Can you talk a little bit about the psychological toll of infertility? Do you have any suggestions for patients on how to cope with it?
BK: Infertility treatments are hard and take a physical and mental toll on all couples. Not only can there be physical pain as a result of the injections, and bloating and discomfort throughout the process, there is also an emotional burden. The hormone therapies can make people feel more emotional or have mood swings. Additionally, treatments are often described as a roller coaster with ups and downs. All of this can have a significant psychological impact.
My recommendation is for couples to find a support group. Finding support allows couples to talk more openly about their struggles, the many ups and downs of the process, and also hear success stories. These success stories often provide hope that can push couples through the difficult times.
To that point, many of the couples I know dealing with infertility and undergoing IVF struggle with intimacy. Why do you think it’s so common for intimacy to suffer when a couple is going through infertility?
MJM: Going through the infertility process can really take the fun out of having sex. The medicalization can take sex from a loving and fun event to a chore; but it’s always good to still view it as a solid part of your relationship and make it as enjoyable as possible.

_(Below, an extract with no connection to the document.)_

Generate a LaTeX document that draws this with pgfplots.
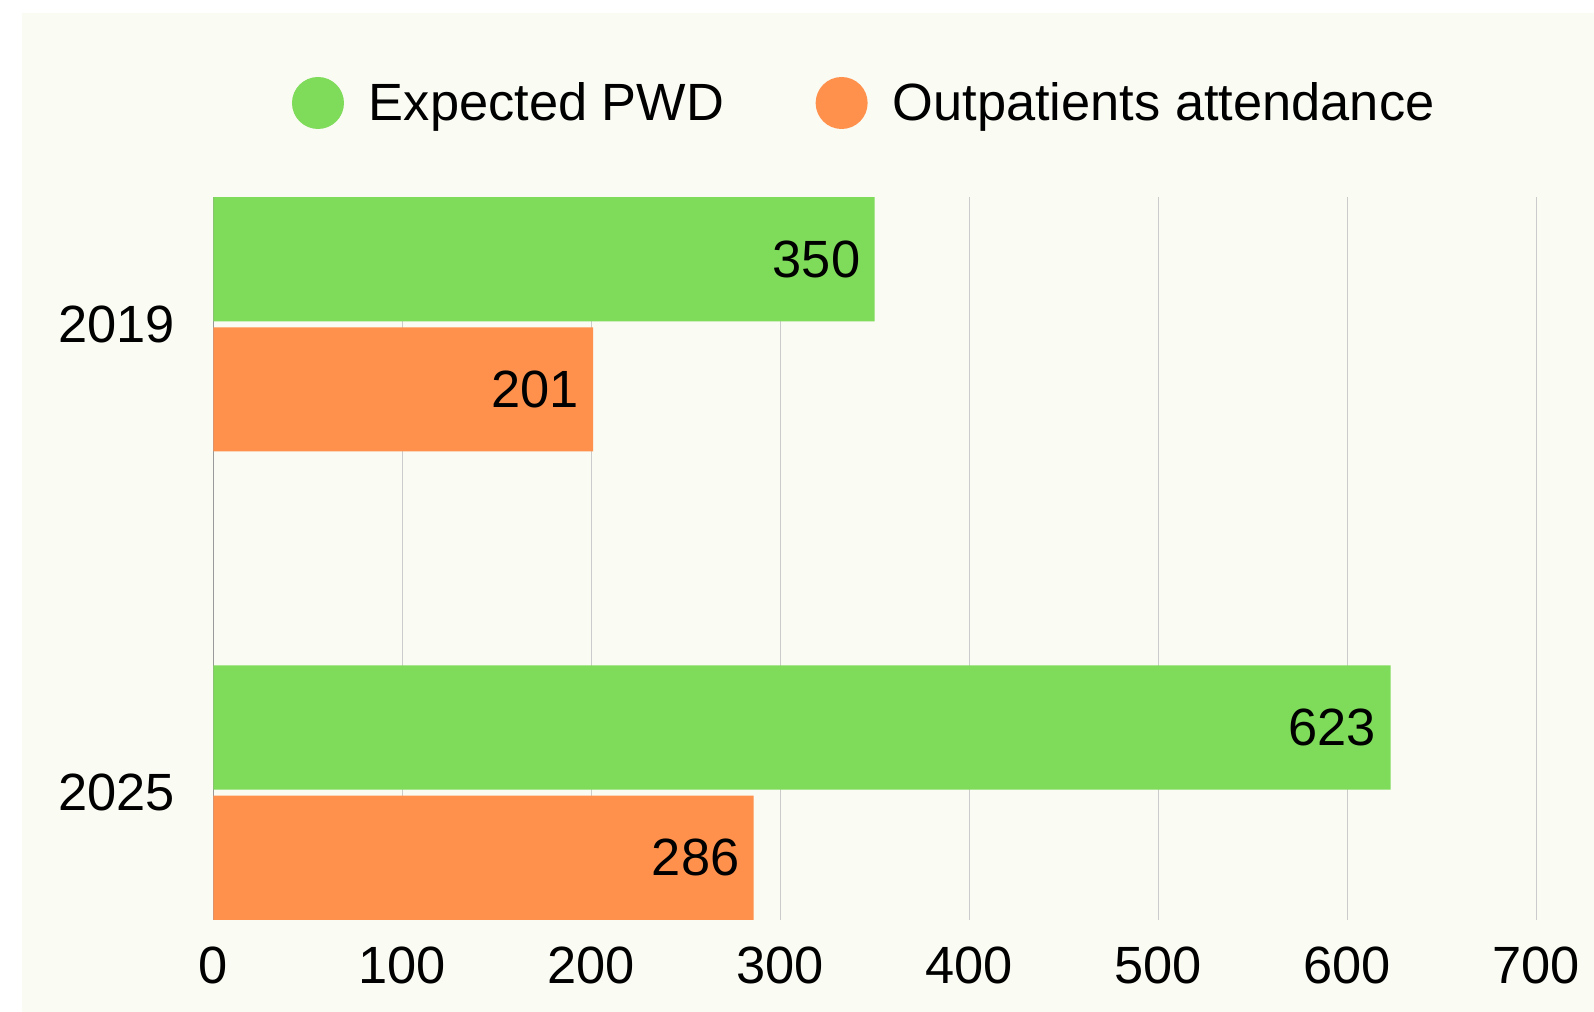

BK: Unfortunately, when trying to conceive, there is a lot of pressure to have intercourse and get pregnant that month. We all know that ovulation occurs one day of the month, and that is why there is a lot of pressure to have intercourse around the time of ovulation. But this often puts a lot of strain on a relationship. When sex is scheduled it is less fun, and often partners feel incredible amounts of pressure to perform. This can affect a relationship long-term. Some have described that sex becomes a chore rather than a fun and intimate connection. It’s important to recognize if this change is taking place in your relationship, and make sure to have intimate moments outside the fertile window as well.
When patients start coming to you, what are some of the most common misconceptions they have about IVF and infertility care?
MJM: Many couples don’t know about infertility care. And the first thing to understand is that it’s ideal to start by talking with your OB-GYN provider first, before jumping right off to an infertility doc. Many of the preliminary tests can be done by your regular provider, and they can start doing some interventions.
For example, if you are not ovulating well, there are some oral pills that can be used to help. You don’t have to jump into injectable medications right away. So start with a conversation with your regular provider, and go from there.
BK: Patients are often so worried that seeking a fertility specialist means they have to have IVF. This is a myth. There are so many ways to naturally optimize fertility, such as through the use of vitamins, supplements, and dietary changes. There are fertility-friendly lubricants, such as Pre-Seed, which can help increase the chances of getting pregnant each month. Also, many worry that treatments are expensive, but there are many ways that treatments can be made more affordable for couples.
Most fertile people do not understand how hard it is to be infertile. No one can truly understand the grief, sadness, and struggles that couples go through when trying to conceive and being unsuccessful.